Gustafson v. City of Lake Angelus was a different sort of case from either Hines or U.S.A. v. Arizona. The latter two cases directly involved an area which the Constitution says the federal government has supreme control, but in Gustafson the Sixth Circuit said: "[W]e believe the United States' sovereign regulation of the airspace over the United States and the regulation of aircraft in flight is distinguishable from the regulation of the designation of plane landing sites, which involves local control of land (or, in the present case, water) use."

There are three ways in which the preemption doctrine can apply. First is the case of express preemptions, where " . . . Congressional intent to preempt must be unambiguous and cannot be inferred from (the) mere fact that (the) federal statute is detailed and complex or because state legislation touches an area of predominantly national concern." Pacific Legal Foundation v. State Energy Resources Conservation and Development Commission, (9th Cir. 1981) 659 F.2d 903.

Second is the case of implied preemptions, where ". . . When a federal statute does not explicitly prohibit state regulation in the same field, congressional intent to preempt may be inferred from nature of federal regulatory scheme or from subject matter being regulated . . . (Pacific Legal Foundation).

" . . in a preemption test the fundamental inquiry is whether local legislation will conflict with national policy . . .; if the activity is of predominantly local interest then state action may be permissible, but if a uniform national rule is necessary then federal preemption will be implied." California v. Zook, (1949) 336 U.S. 725, 728.

The third case is where the state law conflicts with federal law. This is where the instant case belongs. " . . . a conflict between state and federal law . . may arise when the state law "stands as an obstacle to the accomplishment and execution of the full purposes and objectives of Congress." Hines v. Davidowitz, (1941) 312 U.S. 52, 67, as cited in Ogden Environmental Services v. City of San Diego, 88 Daily Journal D.A.R. 15264, 15266-15267.

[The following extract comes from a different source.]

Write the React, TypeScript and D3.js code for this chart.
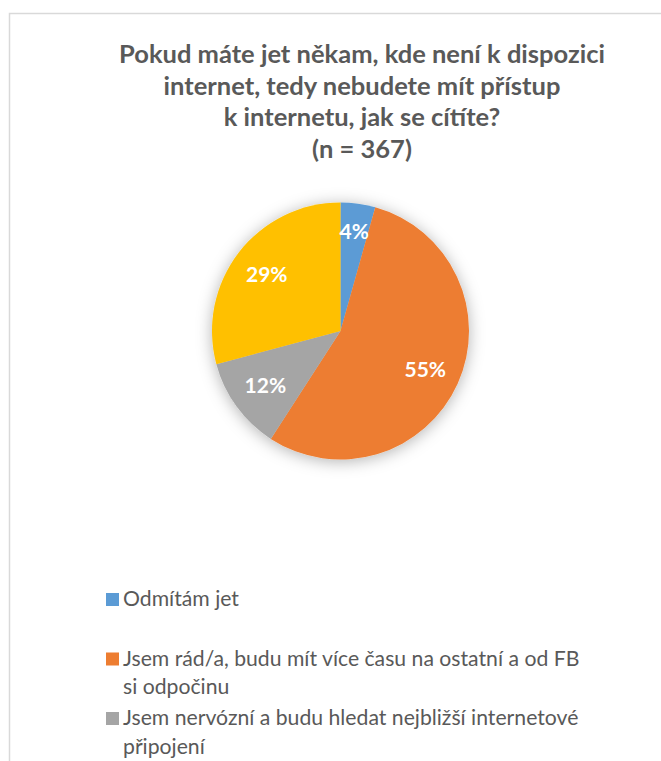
import React from "react";
import * as d3 from "d3";

const titleLines = [
  "Pokud máte jet někam, kde není k dispozici",
  "internet, tedy nebudete mít přístup",
  "k internetu, jak se cítíte?",
  "(n = 367)",
];

const categories = [
  "Odmítám jet",
  "Jsem rád/a, budu mít více času na ostatní a od FB si odpočinu",
  "Jsem nervózní a budu hledat nejbližší internetové připojení",
  "Je mi to jedno",
];

const legendLines = [
  ["Odmítám jet"],
  ["Jsem rád/a, budu mít více času na ostatní a od FB", "si odpočinu"],
  ["Jsem nervózní a budu hledat nejbližší internetové", "připojení"],
  ["Je mi to jedno"],
];

const counts = [16, 201, 43, 107];
const colors = ["#5B9BD5", "#ED7D31", "#A5A5A5", "#FFC000"];

const W = 661;
const H = 761;

export default function App() {
  const cx = 340.5;
  const cy = 331;
  const R = 128.5;
  const total = d3.sum(counts);
  const pie = d3.pie<number>().sort(null).value((d) => d)(counts);
  const arc = d3.arc<d3.PieArcDatum<number>>().innerRadius(0).outerRadius(R);
  const font = "Lato, 'Open Sans', sans-serif";
  const titleX = 362;
  const titleY0 = 63;
  const titleStep = 31.5;
  const legendX = 106;
  const legendY0 = 606;
  const legendStep = 59.5;
  const legendLH = 28.5;

  return (
    <svg
      width={W}
      height={H}
      style={{ position: "absolute", left: 0, top: 0, background: "#fff" }}
    >
      <defs>
        <filter id="shadow" x="-30%" y="-30%" width="160%" height="160%">
          <feDropShadow dx="0" dy="2" stdDeviation="8" floodColor="#000" floodOpacity="0.3" />
        </filter>
      </defs>
      <rect x={9.5} y={13.5} width={W + 20} height={H + 20} fill="#fff" stroke="#d9d9d9" strokeWidth={1.5} />
      <g fontFamily={font} fontWeight="bold" fill="#595959" fontSize={25.5} textAnchor="middle">
        {titleLines.map((t, i) => (
          <text key={i} x={titleX} y={titleY0 + i * titleStep}>
            {t}
          </text>
        ))}
      </g>
      <g transform={`translate(${cx},${cy})`}>
        <g filter="url(#shadow)">
          {pie.map((p, i) => (
            <path key={i} d={arc(p) || ""} fill={colors[i]} />
          ))}
        </g>
        {pie.map((p, i) => {
          const share = p.value / total;
          const lr = share < 0.08 ? 101 : 93;
          const a = (p.startAngle + p.endAngle) / 2;
          const x = lr * Math.sin(a);
          const y = -lr * Math.cos(a);
          return (
            <text
              key={i}
              x={x}
              y={y}
              dy="0.36em"
              textAnchor="middle"
              fontFamily={font}
              fontWeight="bold"
              fontSize={21}
              fill="#fff"
            >
              {`${Math.round(share * 100)}%`}
            </text>
          );
        })}
      </g>
      <g fontFamily={font} fontSize={21.2} fill="#595959">
        {categories.map((c, i) => {
          const by = legendY0 + i * legendStep;
          return (
            <g key={c}>
              <rect x={legendX} y={by - 13} width={13} height={13} fill={colors[i]} />
              {legendLines[i].map((l, j) => (
                <text key={j} x={legendX + 17} y={by + j * legendLH}>
                  {l}
                </text>
              ))}
            </g>
          );
        })}
      </g>
    </svg>
  );
}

" . . . Even if Congress did not intend to preempt all state legislation in a given field, a state law must be held invalid to (the) extent that it actually conflicts with federal law . . . (Pacific Legal Foundation, supra.).

" . . . State regulations are preempted when a conflict would arise if compliance with both federal and state regulations were impossible or if state regulations stood as an obstacle to achievement of congressional objectives . . . (Pacific Legal Foundation, supra.).

Moran, Jenkins, and Burton are trying to lead the Ninth Circuit down the wrong path, that of express preemption. They seem unable to reconcile themselves to the fact that the Constitution places this case in the third area, that of conflicts.

They will not win their point in an appellate court. The question remains if in the 112th Congress they will try to grant the States the power to regulate in the field of immigration. There is no way the President would sign a bill like that. It would, however, set up another interesting legal battle, the intentional abdication of federal responsibility by Congress. In other words, can Congress, by statute, let the States regulate where the Constitution says the States may not regulate?

Yes, Virginia, we seem to be returning to the Articles of Confederation. And no, Virginia, they didn't work so well before.